NASA’s Rocket Transporter Crawls Into History Books With World Record

Guinness World Records officially designated NASA’s Crawler Transporter 2 as the heaviest self-powered vehicle, weighing approximately 6.65 million pounds. At a March 29, 2023, ceremony at the agency’s Kennedy Space Center in Florida, Guinness World Records presented the certificate to teams with the Exploration Ground Systems Program and Kennedy leadership.
NASA/Isaac Watson

By Antonia Jaramillo
NASA’s Kennedy Space Center

And the record title for the heaviest self-powered vehicle goes to … NASA’s Crawler Transporter 2!

The next time it carries the mobile launcher and Artemis Moon rocket to and from the launch pad, the behemoth Crawler Transporter 2 will sport a Guinness World Records certificate officially designating it as “the heaviest self-powered vehicle.” At approximately 6.65 million pounds, the crawler’s weight is equivalent to about 15 Statues of Liberty or 1,000 pickup trucks.

At a March 29 ceremony at the agency’s Kennedy Space Center in Florida, Guinness World Records presented the certificate to teams with the Exploration Ground Systems Program and Kennedy leadership.

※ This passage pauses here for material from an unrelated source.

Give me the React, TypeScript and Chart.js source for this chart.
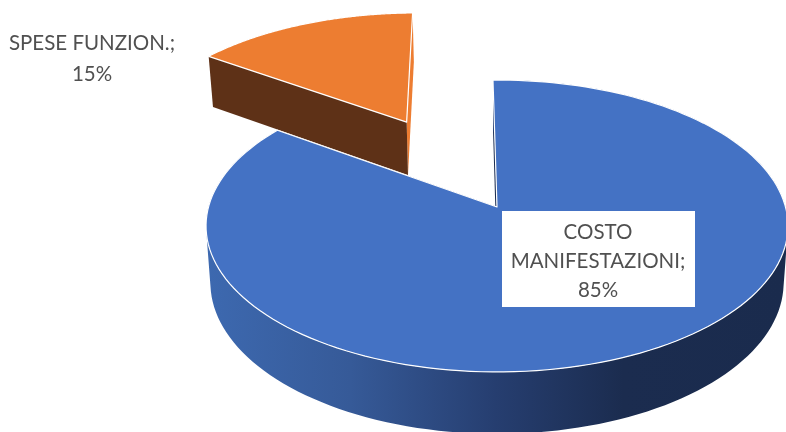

“Anyone with an interest in machinery can appreciate the engineering marvel that is the crawler transporter,” Exploration Ground Systems Program Manager Shawn Quinn said. “This crawler captured the attention of the world during the Artemis I mission when it carried the rocket and spacecraft that will send our astronauts to the Moon to the launch pad.”

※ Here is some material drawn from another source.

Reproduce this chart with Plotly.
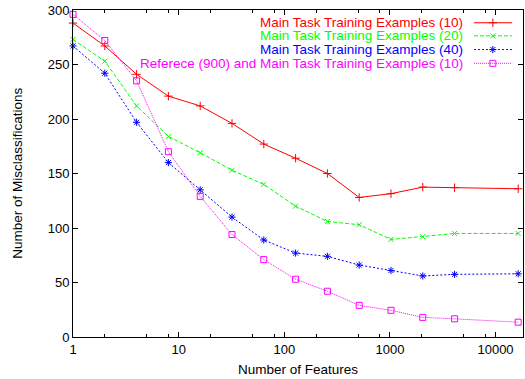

Since their construction in 1965, a pair of crawler transporters have carried NASA rockets to the Launch Complex 39 area. Larger than a baseball infield and powered by locomotive and large electrical power generator engines, this crawler is now responsible for carrying the Space Launch System (SLS) rocket and Orion spacecraft to Launch Pad 39B for the Artemis Moon missions.

Guinness World Records adjudicator Hannah Ortman shakes hands with Brett Raulerson, Jacobs TOSC Crawlers, Transporters and Structures group manager, left, and John Giles, NASA’s Crawler Element Operations manager, at a ceremony on March 29, 2023.
NASA/Isaac Watson

Originally designed to carry the Saturn V rockets during the Apollo program, the crawler underwent upgrades to enable it to carry the heavier load of the newer generation Moon rocket. These improvements added more weight, making this crawler heavier than its sibling, Crawler Transporter 1.

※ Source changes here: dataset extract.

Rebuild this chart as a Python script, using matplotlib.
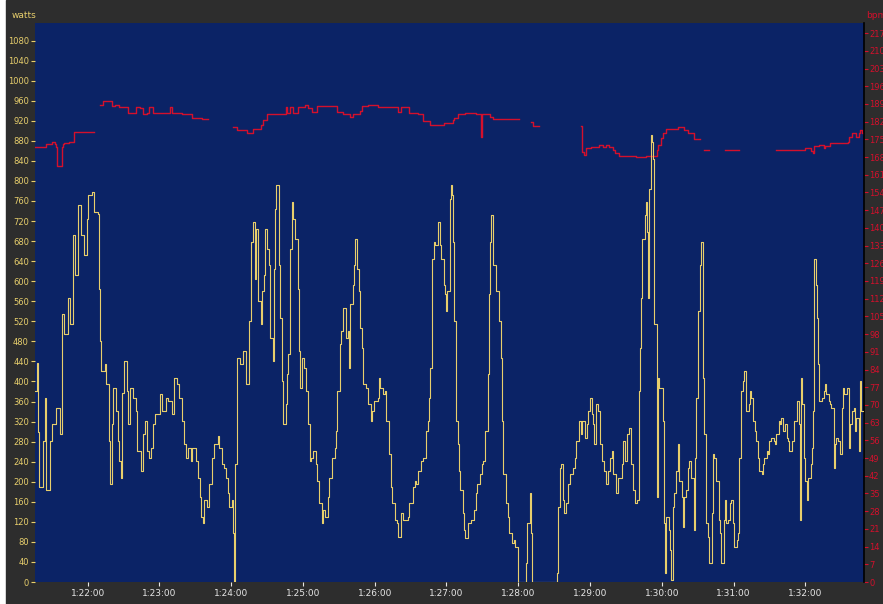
import numpy as np
import matplotlib.pyplot as plt
from matplotlib.ticker import FuncFormatter
from matplotlib.patches import Rectangle

# clock time (seconds) at the left edge of the plot, 1:21:15.6
start = 1 * 3600 + 21 * 60 + 15.6

# power samples: seconds after start, watts
watt_sec = [
    0, 2, 3, 4, 7, 9, 10, 13, 15, 18, 21, 23, 25, 28, 30, 32, 34, 36, 39, 41,
    44, 45, 48, 50, 53, 54, 55, 56, 59, 60, 62, 63, 65, 66, 68, 70, 71, 72, 73, 75,
    77, 78, 80, 82, 85, 86, 89, 91, 92, 94, 96, 97, 99, 101, 105, 107, 110, 112, 115, 117,
    119, 121, 123, 125, 127, 128, 131, 132, 135, 137, 138, 139, 141, 142, 144, 146, 148, 150, 153, 154,
    157, 158, 160, 162, 163, 165, 166, 167, 168, 169, 172, 174, 177, 179, 181, 183, 184, 185, 187, 189,
    190, 192, 193, 194, 196, 197, 199, 200, 201, 202, 204, 205, 207, 208, 210, 211, 212, 214, 215, 216,
    218, 220, 221, 222, 224, 225, 227, 229, 230, 231, 233, 235, 236, 238, 240, 241, 243, 245, 246, 249,
    251, 252, 253, 255, 256, 258, 260, 262, 263, 264, 266, 267, 268, 270, 271, 272, 274, 275, 277, 279,
    281, 282, 284, 287, 288, 289, 291, 293, 294, 296, 298, 299, 301, 303, 304, 306, 308, 312, 313, 316,
    318, 319, 321, 323, 325, 327, 329, 330, 331, 332, 334, 335, 337, 339, 340, 342, 343, 344, 345, 347,
    348, 349, 350, 351, 352, 354, 355, 356, 358, 359, 360, 362, 365, 367, 369, 370, 372, 374, 375, 377,
    379, 380, 381, 382, 383, 385, 386, 388, 390, 391, 392, 394, 396, 397, 399, 401, 402, 404, 409, 411,
    412, 414, 415, 416, 436, 437, 438, 439, 440, 442, 443, 444, 446, 448, 450, 452, 453, 455, 457, 458,
    460, 462, 463, 464, 466, 467, 468, 469, 471, 473, 474, 476, 478, 479, 481, 483, 484, 486, 488, 489,
    491, 492, 494, 495, 497, 499, 500, 502, 504, 505, 506, 507, 508, 510, 511, 512, 513, 514, 515, 516,
    517, 518, 520, 521, 522, 525, 526, 527, 528, 530, 531, 532, 534, 535, 536, 538, 539, 541, 542, 543,
    545, 546, 547, 549, 551, 552, 553, 555, 556, 557, 559, 560, 561, 563, 564, 566, 567, 568, 570, 572,
    573, 574, 576, 577, 578, 580, 581, 582, 584, 585, 587, 588, 589, 591, 592, 593, 595, 597, 598, 599,
    601, 602, 603, 605, 606, 608, 609, 610, 612, 613, 614, 616, 618, 619, 620, 622, 623, 624, 626, 627,
    629, 630, 631, 633, 634, 635, 637, 639, 640, 641, 642, 643, 644, 646, 647, 649, 650, 651, 652, 653,
    654, 655, 656, 658, 660, 661, 662, 664, 665, 666, 668, 669, 670, 672, 673, 675, 676, 677, 679, 681,
    682, 683, 685, 686, 687, 689, 690, 691, 693,
]
watts = [
    380, 437, 300, 190, 282, 367, 183, 282, 315, 347, 296, 534, 494, 566, 514, 693, 613, 752, 693, 653,
    725, 772, 778, 738, 734, 585, 480, 421, 435, 395, 282, 196, 315, 387, 341, 282, 242, 208, 377, 440,
    381, 315, 387, 367, 341, 262, 222, 296, 322, 262, 248, 268, 315, 335, 375, 341, 367, 361, 335, 407,
    395, 367, 322, 276, 248, 268, 242, 268, 242, 208, 169, 129, 117, 163, 149, 196, 248, 276, 292, 268,
    236, 228, 208, 177, 149, 163, 97, 0, 236, 447, 435, 460, 395, 520, 679, 719, 605, 705, 560, 514,
    580, 613, 705, 665, 633, 486, 440, 625, 744, 792, 633, 526, 401, 315, 355, 415, 455, 665, 758, 725,
    685, 585, 460, 387, 447, 427, 381, 315, 242, 248, 262, 236, 202, 157, 117, 143, 129, 169, 208, 248,
    268, 302, 381, 474, 500, 546, 486, 500, 427, 554, 593, 633, 685, 625, 580, 506, 466, 395, 387, 355,
    322, 341, 361, 367, 407, 387, 375, 381, 322, 256, 189, 157, 123, 117, 89, 137, 123, 129, 157, 189,
    202, 196, 222, 242, 248, 302, 322, 367, 427, 645, 679, 673, 719, 673, 645, 593, 574, 540, 580, 764,
    792, 772, 679, 520, 322, 276, 222, 183, 137, 103, 87, 117, 123, 143, 177, 196, 216, 236, 242, 302,
    415, 574, 679, 733, 633, 633, 580, 520, 447, 322, 216, 157, 129, 97, 77, 83, 69, 0, 0, 38,
    117, 177, 97, 0, 0, 18, 149, 228, 236, 163, 137, 157, 196, 216, 228, 248, 282, 322, 296, 322,
    288, 315, 341, 367, 335, 315, 276, 355, 341, 276, 242, 222, 196, 222, 248, 262, 216, 177, 208, 208,
    236, 282, 242, 296, 308, 236, 183, 157, 163, 381, 466, 566, 685, 733, 758, 699, 566, 784, 891, 877,
    844, 514, 169, 407, 387, 322, 117, 18, 129, 103, 64, 4, 149, 177, 222, 276, 202, 169, 109, 169,
    183, 228, 242, 208, 103, 248, 367, 540, 633, 679, 407, 296, 117, 89, 38, 137, 256, 248, 202, 123,
    97, 38, 123, 163, 117, 123, 157, 163, 117, 69, 83, 97, 248, 381, 401, 421, 341, 355, 381, 367,
    322, 302, 282, 248, 222, 216, 236, 248, 262, 256, 282, 288, 282, 276, 296, 322, 315, 327, 302, 315,
    288, 282, 262, 282, 282, 322, 361, 315, 123, 407, 355, 248, 202, 163, 208, 236, 268, 341, 645, 593,
    526, 435, 361, 367, 381, 395, 375, 361, 355, 347, 228, 276, 288, 282, 256, 347, 387, 375, 387, 268,
    315, 341, 347, 302, 327, 262, 401, 341, 248,
]

# heart rate: seconds after start, bpm (nan = dropout)
nan = float('nan')
hr_sec = [
    0, 10, 15, 17, 18, 19, 22, 23, 24, 25, 29, 33, 49, 50,
    55, 57, 65, 67, 71, 78, 85, 88, 91, 94, 96, 99, 113, 115, 123, 132, 140, 144, 145,
    166, 169, 178, 183, 189, 191, 194, 210, 211, 214, 216, 220, 226, 229, 232, 236, 253, 258,
    264, 266, 272, 274, 279, 287, 304, 306, 313, 321, 325, 331, 342, 350, 351, 354, 360, 369,
    373, 374, 381, 383, 404, 405,
    415, 417, 421, 422,
    457, 458, 459, 461, 465, 472, 475, 478, 480, 484, 485, 489, 503, 511, 520, 521, 524, 525,
    528, 538, 543, 546, 551, 555, 556,
    560, 563, 564,
    577, 588, 589,
    620, 644, 649, 651, 652, 656, 660, 661, 665, 680, 681, 683, 687, 689, 690, 692, 693,
]
hr_bpm = [
    172, 173.2, 174, 173.2, 172, 164.5, 164.5, 172, 173, 173.5, 174, 178, 178, nan,
    188.6, 190, 188, 188.6, 187.7, 185.6, 187.7, 187.3, 185, 185.6, 187.7, 185.6, 187.7, 185.6,
    185, 183.5, 183, 183, nan,
    180, 178.7, 177.7, 179, 180.7, 182.7, 185, 187.7, 185.6, 187.7, 185.6, 187.7, 188.6, 187.3,
    186, 188.2, 186, 185, 184, 185, 186.4, 188.2, 188.7, 187.7, 186, 187.7, 185.6, 185, 182.4,
    180.7, 181.4, 182.7, 183.3, 185, 185.6, 185, 176, 185, 184, 183, 183, nan,
    182, 180.3, 180.3, nan,
    180.3, 170.1, 168.8, 171.5, 171.9, 172.8, 171.9, 172.8, 171.9, 170.8, 169.8, 168.6, 168.2,
    168.6, 170.8, 172.8, 175.4, 177.4, 179, 180, 178.7, 177.7, 175, 175, nan,
    170.8, 170.8, nan,
    170.8, 170.8, nan,
    170.8, 171.5, 170.5, 169.8, 172.2, 172.8, 171.5, 172.4, 173.7, 174, 176, 177.7, 176.1,
    177.4, 178.5, 177.4, 177.4,
]

watt_col = '#e8cf6c'
hr_col = '#d4102c'

fig = plt.figure(figsize=(8.83, 6.04), dpi=100, facecolor='white')
fig.add_artist(Rectangle((6 / 883, 0), 1, 1, transform=fig.transFigure,
                         color='#2d2d2d', zorder=-10))

ax = fig.add_axes([34.5 / 883, 22 / 604, 829 / 883, 559 / 604])
ax2 = ax.twinx()
ax2.patch.set_visible(True)
ax2.set_facecolor('#0b2366')
ax.set_zorder(ax2.get_zorder() + 1)
ax.patch.set_visible(False)

ax2.plot(start + np.array(hr_sec), hr_bpm, drawstyle='steps-post', color=hr_col, lw=1)
ax.plot(start + np.array(watt_sec), watts, drawstyle='steps-post', color=watt_col, lw=0.8)

ax.set_xlim(start, start + 693)
ax.set_ylim(0, 1115)
ax2.set_ylim(0, 221)
ax.set_yticks(np.arange(0, 1081, 40))
ax2.set_yticks(np.arange(0, 218, 7))
ax.set_xticks(np.arange(4920, 5521, 60))
ax.xaxis.set_major_formatter(FuncFormatter(
    lambda v, p: f"{int(v) // 3600}:{int(v) % 3600 // 60:02d}:{int(v) % 60:02d}"))

ax.tick_params(axis='y', colors=watt_col, labelsize=6, length=3, pad=1)
ax.tick_params(axis='x', colors='#e6e6e6', labelsize=6.5, length=3, pad=2)
ax2.tick_params(axis='y', colors=hr_col, labelsize=6, length=3, pad=1)

for a in (ax, ax2):
    for side in ('top', 'left', 'bottom'):
        a.spines[side].set_visible(False)
ax.spines['right'].set_visible(False)
ax2.spines['right'].set_color('black')
ax2.spines['right'].set_linewidth(1.2)

fig.text(12 / 883, 1 - 15 / 604, 'watts', color=watt_col, fontsize=6.5, va='center')
fig.text(866 / 883, 1 - 15 / 604, 'bpm', color=hr_col, fontsize=6.5, va='center')

fig.savefig('out.png', dpi=100, facecolor=fig.get_facecolor())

“NASA’s crawlers were incredible pieces of machinery when they were designed and built in the 1960s. And to think of the work they’ve accomplished for Apollo and shuttle and now Artemis throughout the last six decades makes them even more incredible,” said John Giles, NASA’s Crawler Element Operations manager. “To have a Guinness Worlds Records title is icing on the cake for an extraordinary piece of equipment.”

Due to the extremely heavy weights the crawler carries, the 4.2-mile trek from the Vehicle Assembly Building to the launch pad takes a bit longer than driving the route by car – or even walking it on foot. Traveling at a speed of approximately one mile per hour, the trip by crawler transporter can range anywhere from eight to 12 hours.

After successfully transporting the Artemis I Moon rocket to and from the launch pad, teams now are preparing for Artemis II. This includes replacing the “shoes” on the two large tracks the crawler rolls on, performing corrosion control on the truck’s interior, and carrying the mobile launcher prior to stacking SLS and Orion top.

Under Artemis, NASA will land the first woman and first person of color on the lunar surface, paving the way for a long-term presence at the Moon and serving as a steppingstone on the way to Mars. But before that, the crawler will ensure the rocket and spacecraft arrive at their last stop on Earth before heading to the Moon.